Partition-based logical reasoning for first-order and propositional theories

In this paper we show how tree decomposition can be applied to reasoning with first-order and propositional logic theories. Our motivation is two-fold. First, we are concerned with how to reason effectively with multiple knowledge bases that have overlap in content. Second, we are concerned with improving the efficiency of reasoning over a set of logical axioms by partitioning the set with respect to some detectable structure, and reasoning over individual partitions either locally or in a distributed fashion. To this end, we provide algorithms for partitioning and reasoning with related logical axioms in propositional and first-order logic. Many of the reasoning algorithms we present are based on the idea of passing messages between partitions. We present algorithms for both forward (data-driven) and backward (query-driven) message passing.
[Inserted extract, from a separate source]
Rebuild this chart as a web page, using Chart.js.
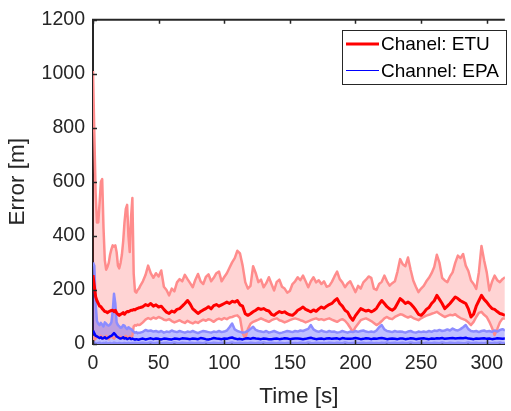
<!DOCTYPE html>
<html><head><meta charset="utf-8">
<script src="https://cdn.jsdelivr.net/npm/chart.js@4/dist/chart.umd.min.js"></script>
<style>html,body{margin:0;padding:0;background:#fff;overflow:hidden}#wrap{width:511px;height:411px;position:relative}canvas{display:block}</style>
</head><body><div id="wrap"><canvas id="c" width="511" height="411"></canvas></div>
<script>
const time = [0,1,2,3,4,5,6,7,8,9,10,11,12,13,14,15,16,17,18,19,20,21,22,23,24,25,26,27,28,29,30,31,32,33,34,35,
36,38,40,42,44,46,48,50,52,54,
56,58,60,62,64,66,68,70,72,74,
76,78,80,82,84,86,88,90,92,94,
96,98,100,102,104,106,108,110,112,114,
116,118,120,122,124,126,128,130,132,134,
136,138,140,142,144,146,148,150,152,154,
156,158,160,162,164,166,168,170,172,174,
176,178,180,182,184,186,188,190,192,194,
196,198,200,202,204,206,208,210,212,214,
216,218,220,222,224,226,228,230,232,234,
236,238,240,242,244,246,248,250,252,254,
256,258,260,262,264,266,268,270,272,274,
276,278,280,282,284,286,288,290,292,294,
296,298,300,302,304,306,308,310,312,314];

const etuUpper = [1010,780,560,450,450,520,600,610,430,310,275,285,300,330,350,365,360,365,340,290,280,300,330,380,450,500,515,400,340,470,540,260,195,190,200,205,
215,232,255,290,262,245,262,250,272,212,
200,180,205,195,228,240,232,256,240,225,
210,238,259,232,222,248,258,232,245,262,
268,232,248,262,282,302,318,345,335,290,
229,205,215,288,262,229,238,210,225,247,
222,198,230,238,212,205,190,196,222,232,
247,236,253,232,210,232,247,228,236,222,
232,212,215,230,250,268,240,228,210,224,
232,212,192,215,205,228,238,250,245,205,
200,222,230,253,232,216,225,232,268,314,
295,288,320,275,235,212,192,205,215,232,
245,262,285,330,300,245,235,229,250,265,
300,327,318,333,290,270,235,222,204,265,
363,310,265,198,230,253,236,229,240,247];

const etuMean = [255,215,175,160,150,140,138,131,126,120,119,116,119,122,124,125,120,125,115,110,106,110,112,116,110,116,120,119,122,125,125,128,126,130,132,134,
135,138,146,142,150,140,145,137,140,128,
118,113,122,118,128,131,140,150,161,148,
130,122,113,120,126,131,138,130,142,146,
140,145,150,155,150,158,155,161,145,140,
112,106,112,119,125,132,128,131,125,122,
110,106,114,120,116,119,112,108,106,114,
125,130,137,128,124,119,126,121,130,137,
132,140,146,150,160,168,150,140,125,118,
100,88,105,118,131,126,122,125,119,124,
132,148,161,150,138,130,125,132,150,168,
160,150,155,149,138,125,110,106,115,128,
135,150,160,180,165,150,131,140,150,162,
174,168,160,155,150,130,100,110,140,160,
180,165,155,142,131,128,120,113,110,106];

const etuLower = [30,15,20,28,25,22,30,26,20,24,30,22,18,25,28,24,20,26,30,25,22,27,24,20,26,30,25,22,28,24,30,65,70,68,72,70,
72,80,90,96,92,98,94,100,96,90,
88,92,85,80,84,88,82,78,86,80,
76,82,78,85,90,86,92,88,82,90,
94,90,96,92,98,100,104,106,96,40,
21,55,75,82,86,90,95,90,86,82,
88,92,95,88,85,80,84,88,92,95,
92,88,85,80,84,88,92,95,90,92,
88,92,95,90,86,82,88,92,86,75,
60,45,62,75,88,92,95,90,85,78,
70,76,85,95,100,94,92,100,105,110,
108,102,98,102,96,92,88,95,100,105,
108,112,115,119,112,106,100,104,108,106,
110,102,96,92,88,80,70,82,100,115,
119,108,100,82,60,33,55,80,94,94];

const epaUpper = [302,290,150,85,75,70,78,72,65,80,75,70,68,72,80,120,186,150,80,70,65,60,62,70,68,60,55,62,58,55,50,45,42,44,40,42,
42,45,52,48,50,46,48,44,48,42,
46,44,50,46,44,48,45,42,46,44,
48,44,40,45,48,46,44,42,46,44,
48,44,46,50,62,76,54,48,45,42,
44,48,56,64,52,48,46,44,48,42,
45,48,44,40,42,45,48,46,44,48,
46,50,48,52,56,70,54,48,45,50,
46,44,48,45,46,42,44,48,45,42,
46,44,48,45,48,50,46,44,46,44,
50,62,70,54,48,46,44,48,45,46,
45,42,46,48,44,42,46,44,46,44,
48,45,50,48,52,48,50,54,50,57,
52,50,55,62,70,55,48,46,48,44,
48,50,46,48,45,50,46,52,55,50];

const epaMean = [50,40,30,28,25,22,25,20,22,25,20,22,25,28,30,35,40,35,28,25,22,20,22,25,20,22,18,20,22,18,20,18,16,18,17,16,
18,20,17,19,21,18,20,19,17,20,
19,18,17,20,19,18,21,20,19,18,
20,19,18,22,20,18,17,19,22,20,
19,18,20,19,22,24,20,18,19,17,
20,21,19,22,20,19,18,20,19,18,
18,19,20,18,19,21,20,18,19,20,
20,19,18,19,21,23,20,18,19,20,
18,20,21,19,20,21,18,22,20,19,
19,20,22,20,18,19,21,20,18,20,
19,21,22,20,18,19,20,19,18,20,
20,18,19,21,20,18,19,20,21,19,
18,20,19,21,20,22,19,20,21,22,
20,21,22,21,23,20,19,18,20,19,
20,21,19,20,18,19,21,20,19,20];

const epaLower = [10,5,3,2,4,5,3,2,4,3,5,2,3,4,2,3,5,4,3,2,4,3,2,3,4,2,3,4,2,3,4,3,5,4,3,4,
4,5,3,4,6,3,4,5,3,4,
5,3,4,6,4,3,5,4,3,5,
4,3,5,4,3,6,4,3,5,4,
3,5,4,3,4,6,3,4,5,3,
4,3,5,4,3,5,4,6,3,4,
5,4,3,5,4,3,4,5,3,4,
3,5,4,3,6,4,3,5,4,3,
4,3,5,4,3,5,4,3,6,4,
3,4,5,3,4,5,3,4,5,3,
4,3,5,4,6,3,4,5,3,4,
5,3,4,6,4,3,5,4,3,5,
4,3,5,4,3,6,4,3,5,4,
3,5,4,3,4,6,3,4,5,3,
4,3,5,4,3,5,4,6,3,4];

const seriesLabels = ['Chanel: ETU', 'Channel: EPA'];
const xTicksStep = 50, yTicksStep = 200;

const pts = arr => time.map((t, i) => ({x: t, y: arr[i]}));
const FONT = "'Liberation Sans', Arial, Helvetica, sans-serif";
const AX = '#262626';

const frame = {
  id: 'frame',
  afterDraw(chart) {
    const {ctx, chartArea: a, scales: {x, y}} = chart;
    ctx.save();
    ctx.strokeStyle = AX;
    ctx.lineWidth = 2;
    ctx.beginPath(); ctx.moveTo(a.left - 1, a.top); ctx.lineTo(a.right, a.top); ctx.stroke();
    ctx.lineWidth = 1.5;
    x.ticks.forEach(t => {
      const px = Math.round(x.getPixelForValue(t.value)) + 0.5;
      ctx.beginPath();
      ctx.moveTo(px, a.bottom); ctx.lineTo(px, a.bottom - 4);
      ctx.moveTo(px, a.top); ctx.lineTo(px, a.top + 4);
      ctx.stroke();
    });
    y.ticks.forEach(t => {
      const py = Math.round(y.getPixelForValue(t.value)) + 0.5;
      ctx.beginPath(); ctx.moveTo(a.left, py); ctx.lineTo(a.left + 4, py); ctx.stroke();
    });
    // legend box
    const lx = 342.5, ly = 30.5, lw = 164, lh = 54;
    ctx.fillStyle = '#fff';
    ctx.fillRect(lx, ly, lw, lh);
    ctx.strokeStyle = '#262626'; ctx.lineWidth = 1;
    ctx.strokeRect(lx, ly, lw, lh);
    const ds = chart.data.datasets;
    const rows = [[ds[0], 44, 3], [ds[1], 70.5, 1]];
    ctx.font = '19px ' + FONT;
    ctx.textBaseline = 'middle';
    ctx.textAlign = 'left';
    rows.forEach(([d, yy, w]) => {
      ctx.strokeStyle = d.borderColor; ctx.lineWidth = w;
      ctx.beginPath(); ctx.moveTo(346, yy); ctx.lineTo(379, yy); ctx.stroke();
      ctx.fillStyle = '#000';
      ctx.fillText(d.label, 381, Math.round(yy) + 1);
    });
    ctx.restore();
  }
};

const common = {pointRadius: 0, pointHoverRadius: 0, tension: 0, borderJoinStyle: 'round'};

new Chart(document.getElementById('c'), {
  type: 'line',
  data: {
    datasets: [
      Object.assign({label: seriesLabels[0], data: pts(etuMean), borderColor: '#ff0000', borderWidth: 3, fill: false, order: 1}, common),
      Object.assign({label: seriesLabels[1], data: pts(epaMean), borderColor: '#0000ff', borderWidth: 2.5, fill: false, order: 0}, common),
      Object.assign({label: 'etuUpper', data: pts(etuUpper), borderColor: '#ff8c8c', borderWidth: 2.5, fill: 3, backgroundColor: 'rgba(255,0,0,0.17)', order: 5}, common),
      Object.assign({label: 'etuLower', data: pts(etuLower), borderColor: '#ff8c8c', borderWidth: 2.5, fill: false, order: 4}, common),
      Object.assign({label: 'epaUpper', data: pts(epaUpper), borderColor: '#8c8cff', borderWidth: 2.5, fill: 5, backgroundColor: 'rgba(0,0,255,0.25)', order: 3}, common),
      Object.assign({label: 'epaLower', data: pts(epaLower), borderColor: '#8c8cff', borderWidth: 2.5, fill: false, order: 2}, common)
    ]
  },
  options: {
    responsive: false,
    animation: false,
    devicePixelRatio: 1,
    layout: {padding: {top: 17, right: 0, bottom: 0, left: 0}},
    plugins: {
      legend: {display: false},
      tooltip: {enabled: false},
      filler: {drawTime: 'beforeDatasetsDraw', propagate: false}
    },
    scales: {
      x: {
        type: 'linear', min: 0, max: 313.8,
        grid: {display: false, drawTicks: false},
        border: {display: true, color: AX, width: 2},
        ticks: {stepSize: xTicksStep, includeBounds: false, color: AX, font: {family: FONT, size: 19.5}, padding: 8, maxRotation: 0, callback: v => String(v)},
        title: {display: true, text: 'Time [s]', color: AX, font: {family: FONT, size: 22.5}, padding: {top: 0, bottom: 1}},
        afterFit(s) { s.height = 67; }
      },
      y: {
        type: 'linear', min: 0, max: 1200,
        grid: {display: false, drawTicks: false},
        border: {display: true, color: AX, width: 2},
        ticks: {stepSize: yTicksStep, color: AX, font: {family: FONT, size: 19.5}, padding: 8, callback: v => String(v)},
        title: {display: true, text: 'Error [m]', color: AX, font: {family: FONT, size: 22.5}, padding: {top: 4, bottom: 0}},
        afterFit(s) { s.width = 93; }
      }
    }
  },
  plugins: [frame]
});
</script>
</body></html>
Different partitions may have different associated reasoning procedures. We characterize a class of reasoning procedures that ensures completeness and soundness of our message-passing algorithms. We further provide a specialized algorithm for propositional satisfiability checking with partitions. Craig's interpolation theorem serves as a key to proving soundness and completeness of all of these algorithms. An analysis of these algorithms emphasizes parameters of the partitionings that influence the efficiency of computation. We provide a greedy algorithm that automatically decomposes a set of logical axioms into partitions, following this analysis.